Godfrey left the Sunday Times after the lockout which led to Rupert Murdoch’s purchase of Thomson Newspapers. He had a parallel career as presenter of LWT’s London Programme and Channel 4 News and was briefly Foreign Editor of The Independent. But he was increasingly drawn to academia, both as a lecturer and as the author of numerous books. He was the Director of the Reuters Foundation at Oxford University for a decade, acting as a generous mentor to dozens of young journalists from around the world. He and Sir David Butler co-hosted the celebrated Friday afternoon talks by politicians and journalists at Nuffield College.

Hodgson and Butler, two widowers, ended up living along the corridor from each other in a block of flats for retired academics off the Banbury Road. Godfrey had a deep love for Oxford, which he did not pass on to his two sons or to me. He was very proud of the “Oxford Vaccine” and an enthusiastic supporter of the inoculation programme, having had an arm damaged for life by osteomyelitis as a boy. Godfrey died last week, of heart disease, a few days after his second Covid injection – I don’t know whether it was the “Oxford” brand. He was a few days short of his eighty-seventh birthday.
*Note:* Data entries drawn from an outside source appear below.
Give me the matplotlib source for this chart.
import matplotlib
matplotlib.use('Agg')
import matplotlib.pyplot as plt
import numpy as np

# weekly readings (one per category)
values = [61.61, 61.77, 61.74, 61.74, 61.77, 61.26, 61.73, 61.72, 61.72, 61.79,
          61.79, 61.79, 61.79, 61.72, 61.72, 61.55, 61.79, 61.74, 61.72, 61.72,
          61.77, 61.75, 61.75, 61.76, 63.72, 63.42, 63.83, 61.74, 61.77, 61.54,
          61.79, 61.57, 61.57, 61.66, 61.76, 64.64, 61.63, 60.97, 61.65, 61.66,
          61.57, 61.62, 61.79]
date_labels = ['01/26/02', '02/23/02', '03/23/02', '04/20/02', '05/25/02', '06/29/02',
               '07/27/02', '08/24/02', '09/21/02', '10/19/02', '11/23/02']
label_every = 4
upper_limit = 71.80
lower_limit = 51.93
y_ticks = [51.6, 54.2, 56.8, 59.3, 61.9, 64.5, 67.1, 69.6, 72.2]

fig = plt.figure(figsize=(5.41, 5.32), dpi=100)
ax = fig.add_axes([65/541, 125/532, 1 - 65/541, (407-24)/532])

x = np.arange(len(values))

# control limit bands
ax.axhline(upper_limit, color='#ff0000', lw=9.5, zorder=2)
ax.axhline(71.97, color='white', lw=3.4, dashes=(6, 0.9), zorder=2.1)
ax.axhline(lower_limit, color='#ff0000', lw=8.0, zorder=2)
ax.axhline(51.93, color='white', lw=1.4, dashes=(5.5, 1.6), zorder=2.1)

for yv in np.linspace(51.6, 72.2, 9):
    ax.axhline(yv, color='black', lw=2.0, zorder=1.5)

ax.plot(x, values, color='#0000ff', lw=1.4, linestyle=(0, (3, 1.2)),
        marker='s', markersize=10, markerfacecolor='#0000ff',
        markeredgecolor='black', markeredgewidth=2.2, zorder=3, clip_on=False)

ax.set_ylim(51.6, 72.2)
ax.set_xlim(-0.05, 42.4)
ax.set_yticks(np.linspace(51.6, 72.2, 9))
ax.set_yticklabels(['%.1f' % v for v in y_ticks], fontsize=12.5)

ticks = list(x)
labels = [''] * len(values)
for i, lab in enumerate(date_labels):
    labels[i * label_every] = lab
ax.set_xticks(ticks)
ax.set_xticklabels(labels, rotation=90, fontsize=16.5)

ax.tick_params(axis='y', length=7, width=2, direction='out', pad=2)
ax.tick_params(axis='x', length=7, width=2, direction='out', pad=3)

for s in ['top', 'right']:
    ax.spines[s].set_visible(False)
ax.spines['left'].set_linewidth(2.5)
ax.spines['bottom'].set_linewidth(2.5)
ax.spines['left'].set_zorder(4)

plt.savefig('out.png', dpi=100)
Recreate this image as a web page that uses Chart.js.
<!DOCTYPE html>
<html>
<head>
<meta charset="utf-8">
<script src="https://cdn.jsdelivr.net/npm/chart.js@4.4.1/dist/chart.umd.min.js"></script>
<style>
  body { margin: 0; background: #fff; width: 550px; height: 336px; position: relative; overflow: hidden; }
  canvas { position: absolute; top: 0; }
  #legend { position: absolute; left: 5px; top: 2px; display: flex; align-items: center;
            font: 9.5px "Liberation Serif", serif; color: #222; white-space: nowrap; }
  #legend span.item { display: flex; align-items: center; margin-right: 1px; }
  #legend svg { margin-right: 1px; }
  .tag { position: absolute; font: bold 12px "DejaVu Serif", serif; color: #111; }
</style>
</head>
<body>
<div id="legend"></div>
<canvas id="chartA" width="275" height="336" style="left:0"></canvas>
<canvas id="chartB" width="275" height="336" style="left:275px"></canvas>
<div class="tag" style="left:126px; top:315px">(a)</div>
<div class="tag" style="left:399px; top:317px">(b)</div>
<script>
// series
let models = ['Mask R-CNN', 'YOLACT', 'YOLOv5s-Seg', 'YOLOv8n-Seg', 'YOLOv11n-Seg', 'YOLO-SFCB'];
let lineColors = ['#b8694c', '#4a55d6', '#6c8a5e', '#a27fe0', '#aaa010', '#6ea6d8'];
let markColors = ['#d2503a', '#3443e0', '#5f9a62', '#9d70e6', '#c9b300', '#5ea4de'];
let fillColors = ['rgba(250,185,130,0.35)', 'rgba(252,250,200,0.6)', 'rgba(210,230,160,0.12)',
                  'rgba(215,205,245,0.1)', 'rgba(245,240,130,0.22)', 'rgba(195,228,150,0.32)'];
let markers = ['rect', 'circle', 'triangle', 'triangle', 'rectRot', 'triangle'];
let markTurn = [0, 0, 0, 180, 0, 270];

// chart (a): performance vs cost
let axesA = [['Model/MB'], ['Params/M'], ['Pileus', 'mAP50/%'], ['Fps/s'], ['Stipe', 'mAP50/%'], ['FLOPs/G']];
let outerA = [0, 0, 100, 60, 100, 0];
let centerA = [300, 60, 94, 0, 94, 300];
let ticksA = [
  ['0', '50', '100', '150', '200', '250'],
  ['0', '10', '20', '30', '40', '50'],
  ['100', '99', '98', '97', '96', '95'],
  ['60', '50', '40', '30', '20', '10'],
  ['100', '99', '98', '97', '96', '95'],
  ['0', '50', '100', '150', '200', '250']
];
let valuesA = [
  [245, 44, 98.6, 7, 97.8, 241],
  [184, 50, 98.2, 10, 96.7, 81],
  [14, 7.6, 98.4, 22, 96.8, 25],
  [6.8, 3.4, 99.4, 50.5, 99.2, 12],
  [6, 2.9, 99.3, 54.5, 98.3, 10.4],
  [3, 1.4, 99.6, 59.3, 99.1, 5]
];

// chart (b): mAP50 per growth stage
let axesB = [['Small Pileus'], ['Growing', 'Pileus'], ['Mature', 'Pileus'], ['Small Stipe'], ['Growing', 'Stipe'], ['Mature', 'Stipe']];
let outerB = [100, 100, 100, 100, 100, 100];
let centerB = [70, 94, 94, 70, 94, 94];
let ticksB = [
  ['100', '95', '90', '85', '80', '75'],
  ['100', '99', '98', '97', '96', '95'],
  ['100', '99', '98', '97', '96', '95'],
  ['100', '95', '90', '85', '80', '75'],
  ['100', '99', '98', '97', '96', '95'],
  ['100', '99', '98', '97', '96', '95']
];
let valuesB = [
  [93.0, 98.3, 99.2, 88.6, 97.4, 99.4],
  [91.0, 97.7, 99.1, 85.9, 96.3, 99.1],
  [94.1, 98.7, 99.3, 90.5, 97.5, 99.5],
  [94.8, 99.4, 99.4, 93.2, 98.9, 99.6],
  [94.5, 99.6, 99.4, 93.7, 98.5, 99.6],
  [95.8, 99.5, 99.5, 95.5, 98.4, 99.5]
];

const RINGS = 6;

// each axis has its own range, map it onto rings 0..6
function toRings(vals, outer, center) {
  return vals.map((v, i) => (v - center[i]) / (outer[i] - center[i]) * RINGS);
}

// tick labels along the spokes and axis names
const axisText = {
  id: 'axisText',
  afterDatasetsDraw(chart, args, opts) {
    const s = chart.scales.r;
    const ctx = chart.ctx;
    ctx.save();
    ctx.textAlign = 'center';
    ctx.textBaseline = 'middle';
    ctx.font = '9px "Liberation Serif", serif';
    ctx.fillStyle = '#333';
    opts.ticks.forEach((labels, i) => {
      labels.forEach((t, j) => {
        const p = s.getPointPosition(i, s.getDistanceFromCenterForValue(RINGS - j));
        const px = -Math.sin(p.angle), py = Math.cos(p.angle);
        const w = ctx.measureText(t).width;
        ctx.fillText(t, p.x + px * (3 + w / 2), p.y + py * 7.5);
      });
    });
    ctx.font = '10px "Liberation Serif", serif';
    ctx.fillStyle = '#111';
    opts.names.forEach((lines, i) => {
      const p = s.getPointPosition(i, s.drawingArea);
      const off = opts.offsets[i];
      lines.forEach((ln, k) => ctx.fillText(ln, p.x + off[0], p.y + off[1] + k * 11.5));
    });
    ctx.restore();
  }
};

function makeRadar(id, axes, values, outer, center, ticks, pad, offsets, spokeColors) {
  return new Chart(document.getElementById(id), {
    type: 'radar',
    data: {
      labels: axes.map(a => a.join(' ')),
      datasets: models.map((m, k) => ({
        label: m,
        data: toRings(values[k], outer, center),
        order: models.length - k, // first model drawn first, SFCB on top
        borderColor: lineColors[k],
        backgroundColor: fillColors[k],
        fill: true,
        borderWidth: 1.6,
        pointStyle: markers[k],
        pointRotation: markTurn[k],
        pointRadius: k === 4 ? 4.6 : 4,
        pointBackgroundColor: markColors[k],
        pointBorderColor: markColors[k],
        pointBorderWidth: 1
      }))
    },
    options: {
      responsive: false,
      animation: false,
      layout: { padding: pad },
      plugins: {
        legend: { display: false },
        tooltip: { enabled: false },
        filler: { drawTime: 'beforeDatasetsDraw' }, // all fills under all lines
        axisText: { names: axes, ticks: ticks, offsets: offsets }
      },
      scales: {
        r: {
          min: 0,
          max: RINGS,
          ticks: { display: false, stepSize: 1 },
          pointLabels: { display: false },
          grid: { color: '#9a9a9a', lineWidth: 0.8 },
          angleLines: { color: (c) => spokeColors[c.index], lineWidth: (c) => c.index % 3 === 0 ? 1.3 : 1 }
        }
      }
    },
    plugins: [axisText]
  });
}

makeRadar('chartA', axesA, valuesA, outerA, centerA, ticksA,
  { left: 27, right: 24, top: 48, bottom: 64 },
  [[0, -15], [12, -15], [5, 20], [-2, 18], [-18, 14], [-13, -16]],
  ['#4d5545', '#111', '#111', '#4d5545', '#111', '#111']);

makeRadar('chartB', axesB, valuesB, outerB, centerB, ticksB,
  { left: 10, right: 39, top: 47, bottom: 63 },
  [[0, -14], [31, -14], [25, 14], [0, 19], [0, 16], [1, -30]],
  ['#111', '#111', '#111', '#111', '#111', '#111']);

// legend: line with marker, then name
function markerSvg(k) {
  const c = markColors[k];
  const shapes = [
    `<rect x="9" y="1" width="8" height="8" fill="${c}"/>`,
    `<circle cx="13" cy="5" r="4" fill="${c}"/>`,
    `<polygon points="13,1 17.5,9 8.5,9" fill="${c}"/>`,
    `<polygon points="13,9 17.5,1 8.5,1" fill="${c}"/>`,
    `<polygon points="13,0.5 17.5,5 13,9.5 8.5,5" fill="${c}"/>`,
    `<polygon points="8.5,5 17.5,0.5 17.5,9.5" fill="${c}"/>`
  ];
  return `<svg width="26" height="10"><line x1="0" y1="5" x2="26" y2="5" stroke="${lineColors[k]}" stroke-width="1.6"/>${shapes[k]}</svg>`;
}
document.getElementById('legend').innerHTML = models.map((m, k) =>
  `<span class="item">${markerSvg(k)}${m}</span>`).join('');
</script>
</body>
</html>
You take the bits that are useful to you from your mentors and forgive or overlook the rest. To me, Godfrey belonged to an entitled cohort of post-war journalists shrewd enough to see how powerful the media would become. They enjoyed the best of unexplored waters which are now chronically over-fished.

Technology has taken my career in a different direction. Godfrey deplored my working for outlets owned by Rupert Murdoch. I place a premium on the impartiality mandated for British broadcasters. Mentors open your eyes to opportunities and teach you how to avoid messing them up, sometimes by not following their hard-lived example.

Godfrey loved talking and drinking, making connections between and about people. To the end he was a voracious reader in several languages. Typically, his favourite novels were Anthony Powell’s very English stab at roman-fleuve. Godfrey could tell you who the anti-hero Widmerpool was really based on and he had probably met them. I will be forever grateful to Godfrey for pushing me out into my own Dance to the Music of Time.